The analyses were conducted considering deformable blocks, using the code UDEC v.7.00_78 [41], adopting the Mohr–Coulomb strength criterion and strain-softening constitutive models for the calcarenitic lithotype and linear elastic-plastic models for the layered limestone lithotype, respectively. For the fault planes and layer discontinuities of the limestone rock mass, the Mohr–Coulomb criterion and the ‘area contact’ type were adopted. Simulations were performed in terms of effective stress and dry conditions by means of sections with a width–height ratio of 5:1, which is enough to minimise the effects of lateral boundaries on the strain development in the model. To avoid numerical distortion of the propagating wave in the dynamic-LSR analysis, the maximum length of the grid elements should be assumed smaller than 1/10 of the wavelength λ_min associated with the highest frequency of the used seismic input motion. For this purpose, all the modelled sections have been meshed via a 5-m maximum length, triangular finite difference grid elements. In the quasi-static analyses (Fig. 6a), a constant velocity oriented as the dip angle of the simulated fault was applied to the mesh boundary of the left portion of the undeformed geomechanical model. At the right portion of the model, on the other hand, zero velocities were imposed in the X-and Y-directions.

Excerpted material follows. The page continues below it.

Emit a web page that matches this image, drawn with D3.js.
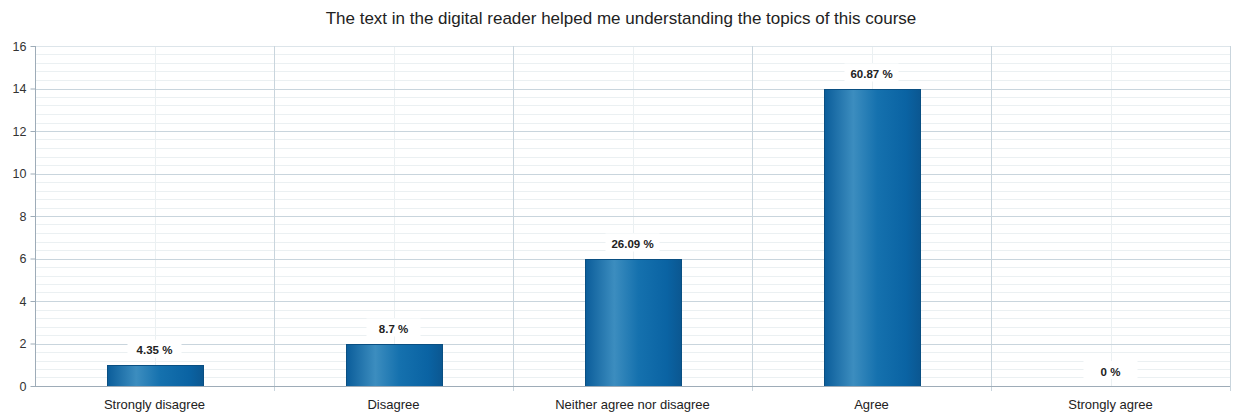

The number of calculation steps applied was the same for all parametric simulations. In addition, the velocity increments were in the order of 0.01 m/s, to minimise inertial effects and have quasi-static analyses.

For the simulation of the coseismic ruptures and LSR due to the specific presence and reactivation of the case study fault, two distinct models obtained from the static analyses were used where displacements and velocities were set to zero and only the plasticisation states of the rocks were maintained. The first model (Fig. 6b) has no fault plane; the second, more realistic model has a pre-existing normal fault plane with a 45° dip (Fig. 6c). Supplementary free-field grids coupled to viscous boundaries have been used, to prevent reflection of outward propagating waves back into the numerical model. These consisted in independent dashpots in the normal and shear direction [41]. A 59.99 second seismic waves input was applied at the bottom of limestone bedrock with an incidence angle θ = 0°, and the time histories of velocity associated to the corresponding acceleration records were converted into shear and normal stress time histories (Fig. 7), as usual when using quiet boundaries. Furthermore, a viscous Rayleigh damping with ξ_min = 3% and a frequency f_min = 16 Hz were used.

Figure 7:

Time histories of the seismic waves input: horizontal ground motion and shear stress (left); vertical ground motion and normal stress (right).

Numerical modelling and simulations, conducted on a stratigraphic succession typical of the Apulian territory, have provided results that allow some interesting conclusions to be drawn in agreement with the results of previous studies. This series of parametric analyses is applicable to general cases, concerning the propagation of the first fault under dry conditions, from a stratified limestone substrate to the overlying massive calcarenitic cover. The case study simulation, on the other hand, concerns the coseismic rupture mechanisms in the case of seismic reactivation of an active and capable normal fault and the local seismic response (LSR) around the fault plane at the ground level.

The following are main conclusions obtained: parametric analyses with pseudo-static loading –

The fault rupture propagation from the bedrock up to the ground level through the cover rock may deviate significantly from the straight projection of the bedrock fault plane. This phenomenon is most evident in cases of reverse faults, where the damage zone in the calcarenitic cover tends to be more extensive and has a lower dip than the fault plane in the substrate.